Work to be completed: Print the entries below exactly as they appear, from the first line up to and including the line with "const sigLevel=0.987;". Do not print any pictures.

Records provided:
--- BEGIN ---

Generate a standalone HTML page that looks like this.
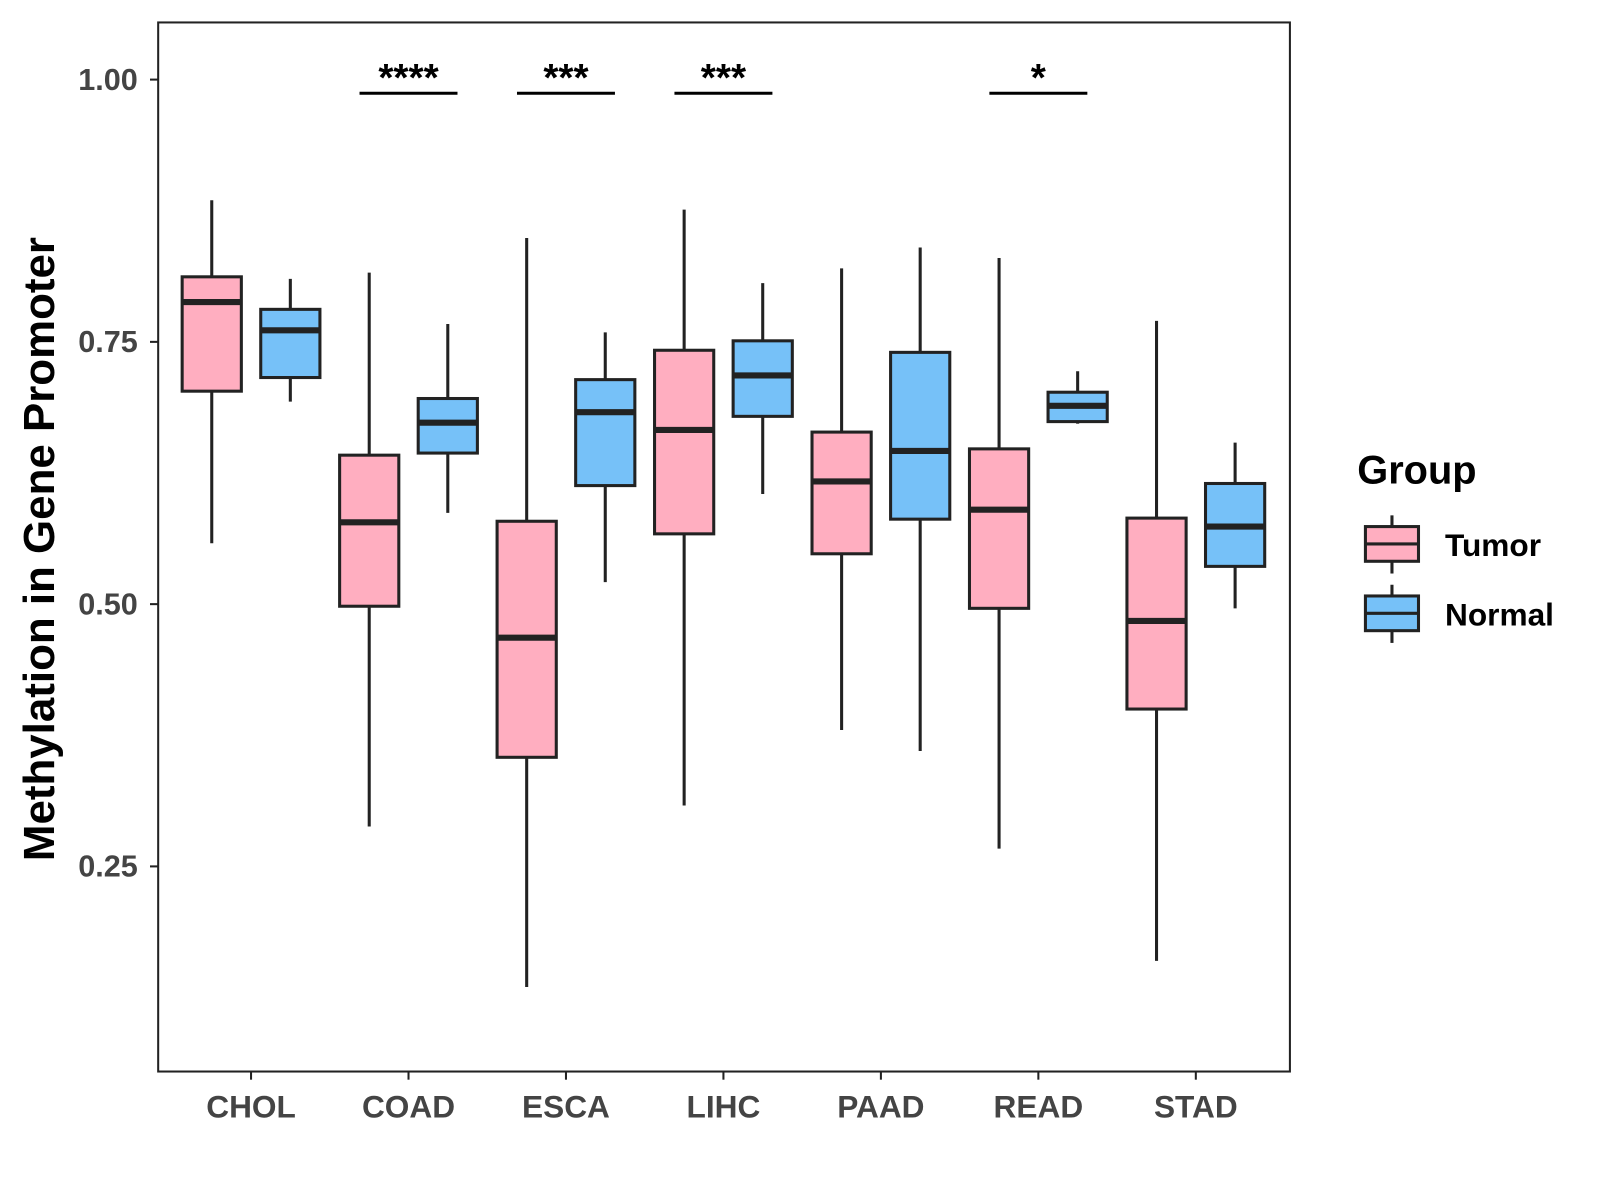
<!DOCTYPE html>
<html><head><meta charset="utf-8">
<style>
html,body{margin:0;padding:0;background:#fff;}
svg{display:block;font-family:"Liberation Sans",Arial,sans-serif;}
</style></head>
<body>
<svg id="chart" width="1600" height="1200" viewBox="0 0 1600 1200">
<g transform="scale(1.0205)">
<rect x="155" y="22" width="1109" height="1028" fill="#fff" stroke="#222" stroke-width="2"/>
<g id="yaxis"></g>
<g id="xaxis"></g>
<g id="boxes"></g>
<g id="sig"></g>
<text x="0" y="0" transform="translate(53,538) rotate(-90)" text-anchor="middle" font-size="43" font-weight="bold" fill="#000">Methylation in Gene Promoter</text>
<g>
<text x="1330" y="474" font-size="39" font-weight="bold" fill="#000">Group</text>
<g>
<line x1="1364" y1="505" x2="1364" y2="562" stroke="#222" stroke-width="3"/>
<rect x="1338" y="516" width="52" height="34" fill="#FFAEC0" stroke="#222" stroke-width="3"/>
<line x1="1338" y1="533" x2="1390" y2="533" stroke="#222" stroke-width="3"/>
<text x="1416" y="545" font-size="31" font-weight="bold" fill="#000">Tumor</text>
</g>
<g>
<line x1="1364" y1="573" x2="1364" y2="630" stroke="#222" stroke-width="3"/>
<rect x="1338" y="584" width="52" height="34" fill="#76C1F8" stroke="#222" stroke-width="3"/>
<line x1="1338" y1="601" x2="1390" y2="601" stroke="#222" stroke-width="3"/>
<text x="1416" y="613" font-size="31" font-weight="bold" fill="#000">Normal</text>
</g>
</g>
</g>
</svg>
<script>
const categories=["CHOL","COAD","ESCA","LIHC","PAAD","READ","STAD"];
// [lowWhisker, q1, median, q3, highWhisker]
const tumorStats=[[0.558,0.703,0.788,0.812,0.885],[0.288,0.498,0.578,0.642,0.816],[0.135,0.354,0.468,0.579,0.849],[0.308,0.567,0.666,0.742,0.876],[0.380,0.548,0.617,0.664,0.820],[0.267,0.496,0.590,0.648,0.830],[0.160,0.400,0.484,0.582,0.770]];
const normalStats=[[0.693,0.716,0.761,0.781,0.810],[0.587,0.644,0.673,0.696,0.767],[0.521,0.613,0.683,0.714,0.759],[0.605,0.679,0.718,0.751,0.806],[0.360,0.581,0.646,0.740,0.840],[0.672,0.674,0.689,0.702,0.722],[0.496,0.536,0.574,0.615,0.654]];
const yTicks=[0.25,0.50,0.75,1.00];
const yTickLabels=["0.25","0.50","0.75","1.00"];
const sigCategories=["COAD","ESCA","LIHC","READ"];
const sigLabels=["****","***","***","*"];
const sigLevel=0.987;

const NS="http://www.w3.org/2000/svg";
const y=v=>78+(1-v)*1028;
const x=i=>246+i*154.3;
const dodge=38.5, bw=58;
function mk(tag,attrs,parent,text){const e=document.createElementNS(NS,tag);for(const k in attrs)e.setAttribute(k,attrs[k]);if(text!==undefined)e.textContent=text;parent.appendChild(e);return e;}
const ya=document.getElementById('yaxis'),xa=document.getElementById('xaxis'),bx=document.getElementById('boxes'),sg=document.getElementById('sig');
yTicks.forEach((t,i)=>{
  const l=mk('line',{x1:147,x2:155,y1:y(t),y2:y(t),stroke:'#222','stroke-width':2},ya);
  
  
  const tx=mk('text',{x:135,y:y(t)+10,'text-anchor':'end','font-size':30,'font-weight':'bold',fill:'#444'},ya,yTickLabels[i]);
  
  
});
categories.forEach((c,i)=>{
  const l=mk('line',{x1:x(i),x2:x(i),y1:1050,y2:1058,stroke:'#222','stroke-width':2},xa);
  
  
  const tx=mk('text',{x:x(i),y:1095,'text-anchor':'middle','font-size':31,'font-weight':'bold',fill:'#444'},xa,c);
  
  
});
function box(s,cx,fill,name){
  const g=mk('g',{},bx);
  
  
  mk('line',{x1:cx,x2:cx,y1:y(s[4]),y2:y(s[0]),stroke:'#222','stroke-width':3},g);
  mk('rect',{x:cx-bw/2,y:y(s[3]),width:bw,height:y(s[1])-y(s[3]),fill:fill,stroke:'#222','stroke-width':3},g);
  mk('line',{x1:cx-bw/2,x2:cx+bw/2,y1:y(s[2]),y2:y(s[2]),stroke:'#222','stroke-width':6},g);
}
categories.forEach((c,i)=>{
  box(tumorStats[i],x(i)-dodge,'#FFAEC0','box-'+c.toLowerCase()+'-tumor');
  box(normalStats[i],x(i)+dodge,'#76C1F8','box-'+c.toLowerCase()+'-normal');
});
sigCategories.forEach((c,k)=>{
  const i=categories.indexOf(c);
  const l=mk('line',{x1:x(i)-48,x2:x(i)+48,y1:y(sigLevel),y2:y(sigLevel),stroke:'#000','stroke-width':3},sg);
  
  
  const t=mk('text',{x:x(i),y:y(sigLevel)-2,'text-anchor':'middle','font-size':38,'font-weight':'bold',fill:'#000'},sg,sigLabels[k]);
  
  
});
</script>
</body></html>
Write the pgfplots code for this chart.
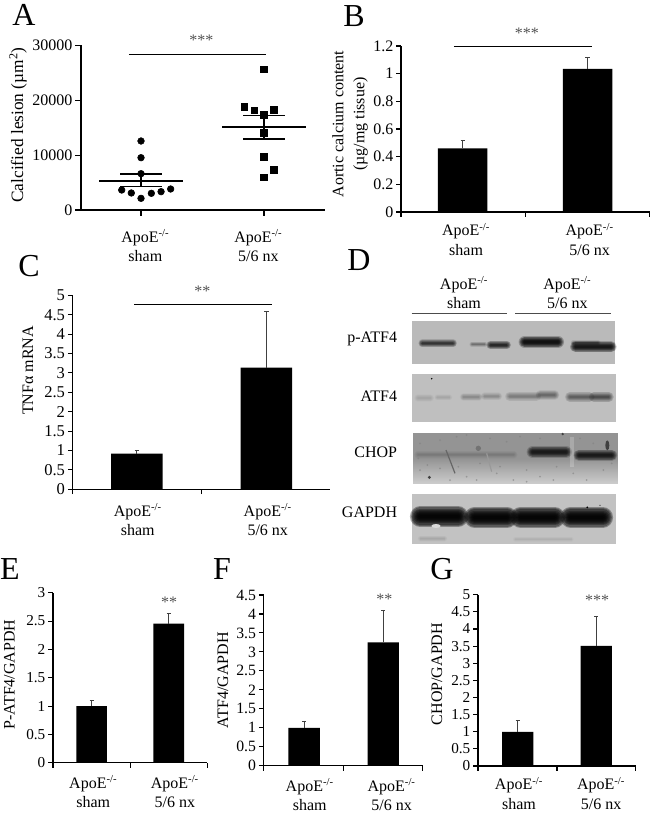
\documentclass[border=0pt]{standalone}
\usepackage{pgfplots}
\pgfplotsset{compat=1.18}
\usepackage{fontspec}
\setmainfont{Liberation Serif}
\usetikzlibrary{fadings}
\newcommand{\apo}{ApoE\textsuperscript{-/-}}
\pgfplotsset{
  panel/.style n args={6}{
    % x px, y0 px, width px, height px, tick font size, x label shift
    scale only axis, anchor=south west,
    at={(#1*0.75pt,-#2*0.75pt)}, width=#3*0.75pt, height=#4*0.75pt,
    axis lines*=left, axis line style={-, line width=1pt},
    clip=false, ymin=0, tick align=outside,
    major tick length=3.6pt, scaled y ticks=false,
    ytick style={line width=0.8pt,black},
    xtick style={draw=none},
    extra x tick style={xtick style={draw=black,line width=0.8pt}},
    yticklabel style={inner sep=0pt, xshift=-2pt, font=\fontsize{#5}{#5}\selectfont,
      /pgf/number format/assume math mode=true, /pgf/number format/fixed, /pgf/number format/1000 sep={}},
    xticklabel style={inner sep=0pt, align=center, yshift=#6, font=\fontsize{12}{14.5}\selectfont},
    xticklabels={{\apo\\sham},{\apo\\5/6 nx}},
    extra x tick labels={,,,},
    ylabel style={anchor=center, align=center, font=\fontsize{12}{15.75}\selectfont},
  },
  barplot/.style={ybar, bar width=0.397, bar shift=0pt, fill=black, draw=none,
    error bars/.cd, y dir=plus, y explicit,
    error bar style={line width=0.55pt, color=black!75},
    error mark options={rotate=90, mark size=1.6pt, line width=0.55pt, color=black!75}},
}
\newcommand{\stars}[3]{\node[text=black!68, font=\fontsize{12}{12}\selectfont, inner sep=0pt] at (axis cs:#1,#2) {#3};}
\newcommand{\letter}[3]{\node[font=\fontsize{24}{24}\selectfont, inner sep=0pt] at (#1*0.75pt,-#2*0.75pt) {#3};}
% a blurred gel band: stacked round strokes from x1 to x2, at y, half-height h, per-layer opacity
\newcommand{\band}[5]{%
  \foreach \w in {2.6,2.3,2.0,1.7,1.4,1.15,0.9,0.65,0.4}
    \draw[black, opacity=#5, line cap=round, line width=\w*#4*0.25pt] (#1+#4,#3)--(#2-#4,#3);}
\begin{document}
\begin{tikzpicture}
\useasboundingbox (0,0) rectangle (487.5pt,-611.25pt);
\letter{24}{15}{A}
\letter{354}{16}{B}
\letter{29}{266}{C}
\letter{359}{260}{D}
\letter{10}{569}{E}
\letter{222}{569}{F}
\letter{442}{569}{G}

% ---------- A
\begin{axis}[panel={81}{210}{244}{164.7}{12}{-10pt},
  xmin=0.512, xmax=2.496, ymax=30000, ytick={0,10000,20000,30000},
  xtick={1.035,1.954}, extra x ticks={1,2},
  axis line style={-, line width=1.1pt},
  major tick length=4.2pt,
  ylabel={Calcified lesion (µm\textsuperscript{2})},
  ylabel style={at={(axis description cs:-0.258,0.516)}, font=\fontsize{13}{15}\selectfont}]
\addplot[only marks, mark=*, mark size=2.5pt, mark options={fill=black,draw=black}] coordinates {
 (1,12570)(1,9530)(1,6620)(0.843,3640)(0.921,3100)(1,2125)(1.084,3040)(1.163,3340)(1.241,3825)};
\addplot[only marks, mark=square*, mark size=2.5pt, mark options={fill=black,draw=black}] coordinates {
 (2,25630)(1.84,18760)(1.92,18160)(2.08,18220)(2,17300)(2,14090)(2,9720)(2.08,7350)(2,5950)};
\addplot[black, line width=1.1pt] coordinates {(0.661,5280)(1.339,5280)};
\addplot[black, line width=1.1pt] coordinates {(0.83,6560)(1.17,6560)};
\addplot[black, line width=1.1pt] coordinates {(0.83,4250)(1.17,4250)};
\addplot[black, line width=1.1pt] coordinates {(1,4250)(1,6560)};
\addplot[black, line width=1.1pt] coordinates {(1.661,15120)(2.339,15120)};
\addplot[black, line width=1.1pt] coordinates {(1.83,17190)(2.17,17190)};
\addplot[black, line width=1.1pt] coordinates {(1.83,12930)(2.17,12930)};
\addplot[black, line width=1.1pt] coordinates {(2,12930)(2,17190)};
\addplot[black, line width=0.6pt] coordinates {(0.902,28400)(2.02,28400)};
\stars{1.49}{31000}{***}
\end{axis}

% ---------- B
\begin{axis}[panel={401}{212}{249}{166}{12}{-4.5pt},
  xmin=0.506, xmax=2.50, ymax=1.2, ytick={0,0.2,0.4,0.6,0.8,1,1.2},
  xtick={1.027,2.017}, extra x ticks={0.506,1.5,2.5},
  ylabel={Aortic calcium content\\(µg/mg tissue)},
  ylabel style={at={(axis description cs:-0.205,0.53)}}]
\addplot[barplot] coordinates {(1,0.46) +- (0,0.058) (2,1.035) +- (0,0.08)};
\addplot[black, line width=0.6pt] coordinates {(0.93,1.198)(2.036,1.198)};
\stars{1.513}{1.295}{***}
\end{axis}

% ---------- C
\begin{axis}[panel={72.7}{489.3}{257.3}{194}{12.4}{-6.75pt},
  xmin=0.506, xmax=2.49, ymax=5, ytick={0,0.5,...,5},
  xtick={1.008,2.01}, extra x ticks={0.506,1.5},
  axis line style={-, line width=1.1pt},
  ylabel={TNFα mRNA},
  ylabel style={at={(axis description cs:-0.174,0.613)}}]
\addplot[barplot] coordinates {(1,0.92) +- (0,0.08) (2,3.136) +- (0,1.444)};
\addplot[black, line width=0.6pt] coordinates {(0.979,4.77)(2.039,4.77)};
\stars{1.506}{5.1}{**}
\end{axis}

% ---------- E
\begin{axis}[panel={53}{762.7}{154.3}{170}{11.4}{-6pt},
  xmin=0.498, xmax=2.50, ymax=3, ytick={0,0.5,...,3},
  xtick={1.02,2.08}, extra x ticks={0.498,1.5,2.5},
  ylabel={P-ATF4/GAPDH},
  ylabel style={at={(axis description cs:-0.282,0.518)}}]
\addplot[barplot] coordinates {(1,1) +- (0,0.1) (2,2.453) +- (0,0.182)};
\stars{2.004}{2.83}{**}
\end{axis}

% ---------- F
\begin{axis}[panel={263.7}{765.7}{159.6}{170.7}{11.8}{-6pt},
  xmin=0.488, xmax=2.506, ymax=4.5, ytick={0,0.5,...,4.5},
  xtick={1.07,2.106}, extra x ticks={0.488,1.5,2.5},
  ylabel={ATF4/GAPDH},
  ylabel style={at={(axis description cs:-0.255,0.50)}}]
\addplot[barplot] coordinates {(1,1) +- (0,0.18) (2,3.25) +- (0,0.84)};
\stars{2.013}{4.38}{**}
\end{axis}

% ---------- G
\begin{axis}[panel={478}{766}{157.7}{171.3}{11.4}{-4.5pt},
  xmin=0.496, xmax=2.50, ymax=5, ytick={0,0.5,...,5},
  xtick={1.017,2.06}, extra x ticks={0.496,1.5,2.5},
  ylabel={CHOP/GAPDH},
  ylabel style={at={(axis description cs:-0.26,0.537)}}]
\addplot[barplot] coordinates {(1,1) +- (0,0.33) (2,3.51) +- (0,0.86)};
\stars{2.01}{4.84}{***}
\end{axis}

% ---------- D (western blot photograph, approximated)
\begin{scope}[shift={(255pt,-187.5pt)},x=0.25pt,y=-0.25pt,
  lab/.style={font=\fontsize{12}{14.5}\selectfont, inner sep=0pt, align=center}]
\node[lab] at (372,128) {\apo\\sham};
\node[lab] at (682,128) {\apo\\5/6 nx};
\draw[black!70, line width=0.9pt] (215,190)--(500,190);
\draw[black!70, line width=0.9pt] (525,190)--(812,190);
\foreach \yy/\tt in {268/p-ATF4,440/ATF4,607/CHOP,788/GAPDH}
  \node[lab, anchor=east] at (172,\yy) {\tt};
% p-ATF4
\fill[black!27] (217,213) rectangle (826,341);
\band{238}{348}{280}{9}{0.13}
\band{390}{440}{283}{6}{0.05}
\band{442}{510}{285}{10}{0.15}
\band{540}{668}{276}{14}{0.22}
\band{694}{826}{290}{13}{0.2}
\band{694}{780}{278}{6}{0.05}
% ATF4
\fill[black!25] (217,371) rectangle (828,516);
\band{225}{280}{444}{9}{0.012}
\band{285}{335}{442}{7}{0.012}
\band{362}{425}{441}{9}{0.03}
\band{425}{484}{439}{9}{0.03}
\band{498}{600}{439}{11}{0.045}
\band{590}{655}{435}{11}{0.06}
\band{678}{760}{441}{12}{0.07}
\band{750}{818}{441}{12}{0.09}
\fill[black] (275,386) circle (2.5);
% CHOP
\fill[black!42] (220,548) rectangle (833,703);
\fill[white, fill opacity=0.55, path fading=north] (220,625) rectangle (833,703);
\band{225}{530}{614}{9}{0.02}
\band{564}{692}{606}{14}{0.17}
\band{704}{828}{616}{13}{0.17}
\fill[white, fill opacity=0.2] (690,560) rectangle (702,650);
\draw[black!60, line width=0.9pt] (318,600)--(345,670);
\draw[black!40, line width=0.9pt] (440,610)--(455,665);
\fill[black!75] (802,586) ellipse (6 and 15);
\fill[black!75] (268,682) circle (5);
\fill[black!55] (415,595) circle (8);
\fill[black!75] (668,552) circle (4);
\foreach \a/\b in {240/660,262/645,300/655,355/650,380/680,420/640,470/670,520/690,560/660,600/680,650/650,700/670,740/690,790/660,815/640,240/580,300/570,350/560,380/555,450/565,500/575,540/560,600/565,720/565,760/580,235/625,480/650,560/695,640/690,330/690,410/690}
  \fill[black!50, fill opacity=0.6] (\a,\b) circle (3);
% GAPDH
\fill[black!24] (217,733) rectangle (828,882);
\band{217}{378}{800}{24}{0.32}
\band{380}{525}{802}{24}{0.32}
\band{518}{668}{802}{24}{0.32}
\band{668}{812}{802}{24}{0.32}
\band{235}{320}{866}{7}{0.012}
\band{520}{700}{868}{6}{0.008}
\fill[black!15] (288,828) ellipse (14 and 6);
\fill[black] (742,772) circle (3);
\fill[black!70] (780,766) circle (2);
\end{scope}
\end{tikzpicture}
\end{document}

--- END ---

Exercise solution:
Generate a standalone HTML page that looks like this.
<!DOCTYPE html>
<html><head><meta charset="utf-8">
<style>
html,body{margin:0;padding:0;background:#fff;}
svg{display:block;font-family:"Liberation Sans",Arial,sans-serif;}
</style></head>
<body>
<svg id="chart" width="1600" height="1200" viewBox="0 0 1600 1200">
<g transform="scale(1.0205)">
<rect x="155" y="22" width="1109" height="1028" fill="#fff" stroke="#222" stroke-width="2"/>
<g id="yaxis"></g>
<g id="xaxis"></g>
<g id="boxes"></g>
<g id="sig"></g>
<text x="0" y="0" transform="translate(53,538) rotate(-90)" text-anchor="middle" font-size="43" font-weight="bold" fill="#000">Methylation in Gene Promoter</text>
<g>
<text x="1330" y="474" font-size="39" font-weight="bold" fill="#000">Group</text>
<g>
<line x1="1364" y1="505" x2="1364" y2="562" stroke="#222" stroke-width="3"/>
<rect x="1338" y="516" width="52" height="34" fill="#FFAEC0" stroke="#222" stroke-width="3"/>
<line x1="1338" y1="533" x2="1390" y2="533" stroke="#222" stroke-width="3"/>
<text x="1416" y="545" font-size="31" font-weight="bold" fill="#000">Tumor</text>
</g>
<g>
<line x1="1364" y1="573" x2="1364" y2="630" stroke="#222" stroke-width="3"/>
<rect x="1338" y="584" width="52" height="34" fill="#76C1F8" stroke="#222" stroke-width="3"/>
<line x1="1338" y1="601" x2="1390" y2="601" stroke="#222" stroke-width="3"/>
<text x="1416" y="613" font-size="31" font-weight="bold" fill="#000">Normal</text>
</g>
</g>
</g>
</svg>
<script>
const categories=["CHOL","COAD","ESCA","LIHC","PAAD","READ","STAD"];
// [lowWhisker, q1, median, q3, highWhisker]
const tumorStats=[[0.558,0.703,0.788,0.812,0.885],[0.288,0.498,0.578,0.642,0.816],[0.135,0.354,0.468,0.579,0.849],[0.308,0.567,0.666,0.742,0.876],[0.380,0.548,0.617,0.664,0.820],[0.267,0.496,0.590,0.648,0.830],[0.160,0.400,0.484,0.582,0.770]];
const normalStats=[[0.693,0.716,0.761,0.781,0.810],[0.587,0.644,0.673,0.696,0.767],[0.521,0.613,0.683,0.714,0.759],[0.605,0.679,0.718,0.751,0.806],[0.360,0.581,0.646,0.740,0.840],[0.672,0.674,0.689,0.702,0.722],[0.496,0.536,0.574,0.615,0.654]];
const yTicks=[0.25,0.50,0.75,1.00];
const yTickLabels=["0.25","0.50","0.75","1.00"];
const sigCategories=["COAD","ESCA","LIHC","READ"];
const sigLabels=["****","***","***","*"];
const sigLevel=0.987;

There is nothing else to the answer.